From Suicide to Murder

Looks like suicide, right? The lead investigator in the case, Viviana Fein, initially said so. And so did Argentine President Cristina Fernandez de Kirchner.

Suddenly, both the president and the lead investigator reversed course and declared Nisman’s death a case of murder. In an extraordinary letter posted on her official website on January 22, President Fernandez called Nisman the victim of rogue spies who used him to discredit her government. Fein also reversed her position.

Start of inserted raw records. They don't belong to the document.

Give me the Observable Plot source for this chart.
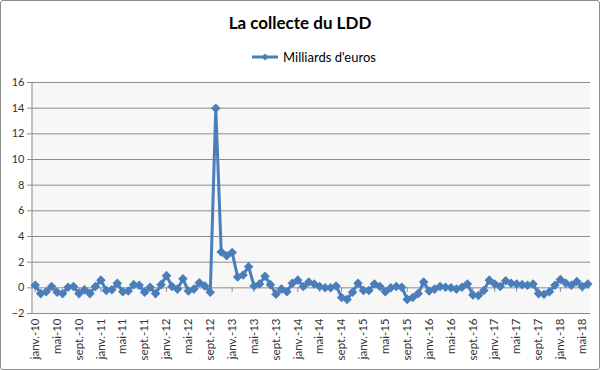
<!DOCTYPE html>
<html>
<head>
<meta charset="utf-8">
<script src="https://cdn.jsdelivr.net/npm/d3@7"></script>
<script src="https://cdn.jsdelivr.net/npm/@observablehq/plot@0.6"></script>
<style>
  html, body { margin: 0; padding: 0; background: #fff; }
  body { width: 600px; height: 370px; position: relative; overflow: hidden; font-family: Lato, "Open Sans", sans-serif; }
  #border { position: absolute; left: 0; top: 0; width: 600px; height: 370px; box-sizing: border-box; border: 1px solid #8c8c8c; border-radius: 3px; pointer-events: none; }
  #title { position: absolute; top: 12px; left: 0; width: 600px; text-align: center; font-weight: bold; font-size: 17px; color: #000; }
  #legend { position: absolute; top: 49px; left: 0; width: 600px; display: flex; justify-content: center; align-items: center; font-size: 13px; color: #000; }
  #legend svg { margin-right: 5px; margin-left: 28px; }
  #chart { position: absolute; left: 0; top: 70px; }
</style>
</head>
<body>
<div id="title">La collecte du LDD</div>
<div id="legend"><svg width="26" height="10"><line x1="0" y1="5" x2="26" y2="5" stroke="#4a7ebb" stroke-width="3"/><path d="M13,1.5 L16.5,5 L13,8.5 L9.5,5 Z" fill="#4a7ebb"/></svg><span>Milliards d'euros</span></div>
<div id="chart"></div>
<div id="border"></div>
<script>
const monthAbbr = ["janv.", "févr.", "mars", "avr.", "mai", "juin", "juil.", "août", "sept.", "oct.", "nov.", "déc."];
const years = ["10", "11", "12", "13", "14", "15", "16", "17", "18"];
const lastMonthCount = 6; // 2018: janv. to juin

const values = [
  0.2, -0.45, -0.3, 0.1, -0.35, -0.45, 0.05, 0.1, -0.45, -0.15, -0.45, 0.1,
  0.6, -0.2, -0.15, 0.35, -0.3, -0.25, 0.25, 0.2, -0.35, 0.05, -0.45, 0.25,
  0.95, 0.1, -0.1, 0.7, -0.25, -0.1, 0.4, 0.15, -0.35, 14.0, 2.8, 2.5,
  2.75, 0.85, 1.0, 1.65, 0.15, 0.3, 0.9, 0.25, -0.5, -0.1, -0.3, 0.35,
  0.6, 0.1, 0.45, 0.3, 0.1, 0.0, 0.0, 0.15, -0.75, -0.9, -0.35, 0.35,
  -0.2, -0.2, 0.3, 0.1, -0.3, 0.0, 0.1, 0.05, -0.9, -0.75, -0.45, 0.45,
  -0.25, -0.1, 0.1, 0.05, 0.0, -0.1, 0.05, 0.3, -0.55, -0.6, -0.2, 0.6,
  0.3, 0.1, 0.55, 0.35, 0.3, 0.25, 0.2, 0.3, -0.45, -0.5, -0.3, 0.2,
  0.65, 0.35, 0.2, 0.5, 0.1, 0.3
];

const yTicks = [-2, 0, 2, 4, 6, 8, 10, 12, 14, 16];

const months = [];
years.forEach((y, yi) => {
  const n = yi === years.length - 1 ? lastMonthCount : 12;
  for (let m = 0; m < n; m++) months.push(monthAbbr[m] + "-" + y);
});
const tickLabels = months.filter((d, i) => i % 4 === 0);
const data = months.map((m, i) => ({month: m, value: values[i]}));

const axisLine = (index, scales, values, dims) => {
  const g = d3.create("svg:line")
    .attr("x1", dims.marginLeft).attr("x2", dims.marginLeft)
    .attr("y1", scales.y(16)).attr("y2", scales.y(-2))
    .attr("stroke", "#868686");
  return g.node();
};

const chart = Plot.plot({
  width: 600,
  height: 300,
  marginTop: 12,
  marginBottom: 57,
  marginLeft: 32,
  marginRight: 10,
  style: {fontFamily: "Lato, 'Open Sans', sans-serif", fontSize: "11px", color: "#333", background: "transparent"},
  x: {type: "point", domain: months, padding: 0.5},
  y: {domain: [-2, 16]},
  marks: [
    Plot.frame({fill: "#f7f7f7", stroke: null}),
    Plot.gridY(yTicks, {stroke: "#8c8c8c", strokeOpacity: 1}),
    Plot.ruleX(tickLabels, {y1: 0, y2: -0.35, stroke: "#8c8c8c"}),
    axisLine,
    Plot.axisY({ticks: yTicks, tickSize: 5, tickPadding: 3, stroke: "#8c8c8c", fontSize: 11, label: null}),
    Plot.axisX({ticks: tickLabels, tickRotate: -90, tickSize: 0, tickPadding: 5, fontSize: 11.5, label: null}),
    Plot.line(data, {x: "month", y: "value", stroke: "#4a7ebb", strokeWidth: 3}),
    Plot.dot(data, {x: "month", y: "value", symbol: "diamond2", r: 4.3, fill: "#4a7ebb", stroke: null})
  ]
});
document.getElementById("chart").appendChild(chart);
</script>
</body>
</html>
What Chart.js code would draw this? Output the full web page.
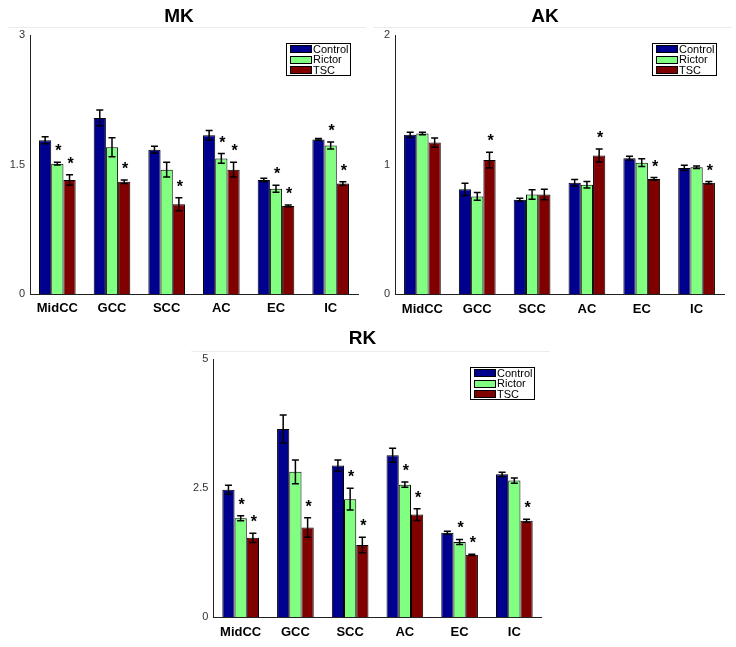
<!DOCTYPE html>
<html><head><meta charset="utf-8">
<script src="https://cdn.jsdelivr.net/npm/chart.js@4"></script>
<style>
html,body{margin:0;padding:0;background:#fff;}
body{width:736px;height:647px;position:relative;overflow:hidden;}
.box{position:absolute;}
</style></head><body>
<div class="box" style="left:0;top:0;width:368px;height:320px"><canvas id="mk"></canvas></div>
<div class="box" style="left:366px;top:0;width:370px;height:320px"><canvas id="ak"></canvas></div>
<div class="box" style="left:0;top:320px;width:736px;height:327px"><canvas id="rk"></canvas></div>
<script>
const categories = ['MidCC','GCC','SCC','AC','EC','IC'];
const seriesNames = ['Control','Rictor','TSC'];

// MK
const mkControl    = [1.78, 2.04, 1.67, 1.84, 1.32, 1.79];
const mkRictor     = [1.51, 1.70, 1.44, 1.57, 1.22, 1.72];
const mkTSC        = [1.32, 1.30, 1.04, 1.44, 1.02, 1.28];
const mkControlErr = [0.04, 0.09, 0.04, 0.055, 0.02, 0.01];
const mkRictorErr  = [0.015, 0.11, 0.085, 0.056, 0.04, 0.04];
const mkTSCErr     = [0.06, 0.02, 0.076, 0.085, 0.01, 0.02];
const mkRictorSig  = [1, 0, 0, 1, 1, 1];
const mkTSCSig     = [1, 1, 1, 1, 1, 1];
const mkTicks      = [0, 1.5, 3];

// AK
const akControl    = [1.23, 0.81, 0.73, 0.86, 1.05, 0.975];
const akRictor     = [1.24, 0.755, 0.77, 0.845, 1.015, 0.98];
const akTSC        = [1.17, 1.035, 0.77, 1.07, 0.89, 0.86];
const akControlErr = [0.02, 0.047, 0.01, 0.025, 0.015, 0.02];
const akRictorErr  = [0.01, 0.03, 0.036, 0.025, 0.03, 0.01];
const akTSCErr     = [0.035, 0.06, 0.04, 0.05, 0.01, 0.01];
const akRictorSig  = [0, 0, 0, 0, 0, 0];
const akTSCSig     = [0, 1, 0, 1, 1, 1];
const akTicks      = [0, 1, 2];

// RK
const rkControl    = [2.47, 3.65, 2.94, 3.14, 1.64, 2.77];
const rkRictor     = [1.92, 2.82, 2.29, 2.57, 1.46, 2.65];
const rkTSC        = [1.54, 1.74, 1.40, 1.99, 1.21, 1.87];
const rkControlErr = [0.087, 0.27, 0.11, 0.135, 0.03, 0.04];
const rkRictorErr  = [0.05, 0.23, 0.21, 0.05, 0.05, 0.05];
const rkTSCErr     = [0.09, 0.19, 0.15, 0.116, 0.01, 0.03];
const rkRictorSig  = [1, 0, 1, 1, 1, 0];
const rkTSCSig     = [1, 1, 1, 1, 1, 1];
const rkTicks      = [0, 2.5, 5];

const seriesColors = ['rgb(0,0,143)', 'rgb(128,255,128)', 'rgb(128,0,0)'];
const FONT = '"Liberation Sans", Arial, Helvetica, sans-serif';

const errStarPlugin = {
  id: 'errStar',
  afterDatasetsDraw(chart) {
    const ctx = chart.ctx, ys = chart.scales.y;
    chart.data.datasets.forEach((ds, di) => {
      const meta = chart.getDatasetMeta(di);
      meta.data.forEach((bar, i) => {
        const v = ds.data[i], e = ds.errors[i];
        const yTop = ys.getPixelForValue(v + e), yBot = ys.getPixelForValue(v - e);
        ctx.save();
        ctx.strokeStyle = '#000'; ctx.lineWidth = 1.5;
        ctx.beginPath();
        ctx.moveTo(bar.x, yTop); ctx.lineTo(bar.x, yBot);
        ctx.moveTo(bar.x - 3.5, yTop); ctx.lineTo(bar.x + 3.5, yTop);
        ctx.moveTo(bar.x - 3.5, yBot); ctx.lineTo(bar.x + 3.5, yBot);
        ctx.stroke();
        if (ds.sig[i]) {
          ctx.fillStyle = '#000';
          ctx.font = 'bold 16px ' + FONT;
          ctx.textAlign = 'center'; ctx.textBaseline = 'alphabetic';
          ctx.fillText('*', bar.x + 1, yTop - 6);
        }
        ctx.restore();
      });
    });
  }
};

const boxLegendPlugin = {
  id: 'boxLegend',
  afterDraw(chart) {
    const ctx = chart.ctx, a = chart.chartArea;
    const w = 64, h = 32;
    const x0 = Math.round(a.right - 8 - w), y0 = Math.round(a.top + 7.5);
    ctx.save();
    // faint top line
    ctx.strokeStyle = '#ececec'; ctx.lineWidth = 1;
    ctx.beginPath(); ctx.moveTo(a.left - 22, Math.round(a.top - 8) + 0.5); ctx.lineTo(a.right + 8, Math.round(a.top - 8) + 0.5); ctx.stroke();
    ctx.fillStyle = '#fff'; ctx.fillRect(x0, y0, w, h);
    ctx.strokeStyle = '#000'; ctx.lineWidth = 1;
    ctx.strokeRect(x0 + 0.5, y0 + 0.5, w, h);
    chart.data.datasets.forEach((ds, i) => {
      const cy = y0 + 6 + i * 10.5;
      ctx.fillStyle = ds.backgroundColor;
      ctx.fillRect(x0 + 4, Math.round(cy - 4), 21, 8);
      ctx.strokeStyle = '#000';
      ctx.strokeRect(x0 + 4.5, Math.round(cy - 4) + 0.5, 21, 7);
      ctx.fillStyle = '#000';
      ctx.font = '11px ' + FONT;
      ctx.textAlign = 'left'; ctx.textBaseline = 'middle';
      ctx.fillText(ds.label, x0 + 27, cy + 0.5);
    });
    ctx.restore();
  }
};

function makeChart(id, title, vals, errs, sigs, ticks, lay) {
  const datasets = seriesNames.map((name, k) => ({
    label: name,
    data: vals[k],
    errors: errs[k],
    sig: sigs[k],
    backgroundColor: seriesColors[k],
    borderColor: '#000',
    borderWidth: 1,
    categoryPercentage: 0.67,
    barPercentage: 1.0
  }));
  return new Chart(document.getElementById(id), {
    type: 'bar',
    data: { labels: categories, datasets },
    plugins: [errStarPlugin, boxLegendPlugin],
    options: {
      responsive: true,
      maintainAspectRatio: false,
      animation: false,
      layout: { padding: { left: lay.padLeft, right: lay.padRight, top: 0, bottom: 0 } },
      plugins: {
        legend: { display: false },
        tooltip: { enabled: false },
        title: {
          display: true, text: title, color: '#000',
          font: { family: FONT, size: 19, weight: 'bold', lineHeight: 1.2 },
          padding: { top: lay.titleTop, bottom: lay.titleBottom }
        }
      },
      scales: {
        x: {
          grid: { display: false, drawTicks: false },
          border: { display: true, color: '#222', width: 1 },
          ticks: { color: '#000', font: { family: FONT, size: 13, weight: 'bold' }, padding: 7, maxRotation: 0 },
          afterFit: s => { s.height = lay.xh; }
        },
        y: {
          min: ticks[0], max: ticks[ticks.length - 1],
          afterBuildTicks: s => { s.ticks = ticks.map(v => ({ value: v })); },
          grid: { display: false, drawTicks: false },
          border: { display: true, color: '#222', width: 1 },
          ticks: { color: '#333', font: { family: FONT, size: 11 }, padding: 5, callback: v => String(v) },
          afterFit: s => { s.width = lay.yw; }
        }
      }
    }
  });
}

makeChart('mk', 'MK', [mkControl, mkRictor, mkTSC], [mkControlErr, mkRictorErr, mkTSCErr],
  [[0,0,0,0,0,0], mkRictorSig, mkTSCSig], mkTicks,
  { padLeft: 0, padRight: 10, yw: 30, xh: 26, titleTop: 5, titleBottom: 7.2 });
makeChart('ak', 'AK', [akControl, akRictor, akTSC], [akControlErr, akRictorErr, akTSCErr],
  [[0,0,0,0,0,0], akRictorSig, akTSCSig], akTicks,
  { padLeft: 0, padRight: 12, yw: 29, xh: 25.7, titleTop: 5, titleBottom: 7.2 });
makeChart('rk', 'RK', [rkControl, rkRictor, rkTSC], [rkControlErr, rkRictorErr, rkTSCErr],
  [[0,0,0,0,0,0], rkRictorSig, rkTSCSig], rkTicks,
  { padLeft: 183.3, padRight: 194.3, yw: 30, xh: 29.7, titleTop: 7, titleBottom: 9.5 });
</script>
</body></html>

Argentine President Christina Fernandez de Kirchner

Argentine President Christina Fernandez de Kirchner

Even more curiously, Fein said that investigators had indeed found a draft arrest warrant for the president and her foreign minister among Nisman’s papers. She initially denied it existed. Clarin, a newspaper that has often criticized Fernandez’ government, first reported that it had been found in Nisman’s files.

Why is that important? In chief, because the whodunit in this case has the potential to shift the balance of Argentine power at the topmost levels. Further, the geopolitical actors involved have competing interests, which must be factored into any analysis of what is presented as a fact.

So with the stakes as high as they can get, control of the narrative is crucial.

Argentines are riveted by the case, and many are entirely skeptical of the suicide explanation. Three out of four people surveyed thought that Nisman had been murdered—presumably to prevent him from exposing the government’s failure to identify the terrorists who carried out a horrific bombing in Buenos Aires two decades ago.

The Unsolved Bombing

Before his death, Nisman had spent more than a decade investigating the July 1994 bombing of the Asociación Mutual Israelita Argentina (the Argentine-Israeli Mutual Association), known as AMIA.  The bombing, the worst act of terrorism in Argentina’s history, killed 85 and injured hundreds more.

What drew Nisman’s prosecutorial attention was the suspiciously laggard response of government officials, who seemed more interested in burying the facts than bringing the perpetrators to justice.

In a 280-page legal complaint, Nisman accused President Fernández, and members of her cabinet and staff of covering up the truth about the AMIA bombing. Some observers have questioned whether the complaint itself is legally sound.

The truth, Nisman claimed, was that Iranian-directed terrorists had blown up the Jewish center in retaliation for Argentina’s 1994 decision to cancel a nuclear-technology sharing agreement with Iran.

“I Might Wind Up Dead”

So why would any Argentine government try to hide Iran’s involvement in the Buenos Aires bombing? Because, Nisman charged, President Kirchner was more interested in concluding a “secret deal” with Tehran to exchange Argentinian grain and beef for cheap oil from Iran.

The 51-year old Nisman was well aware that pursuing a case against officials of his own country’s government was putting himself at risk. None of the 10 armed guards he had been assigned were at his apartment the night he was found dead.

Only a few days before, Nisman had told journalist Natasha Niebieskikwiat of Clarin: “Yo puedo salir muerto de ésto.” (I might wind up dead from this.)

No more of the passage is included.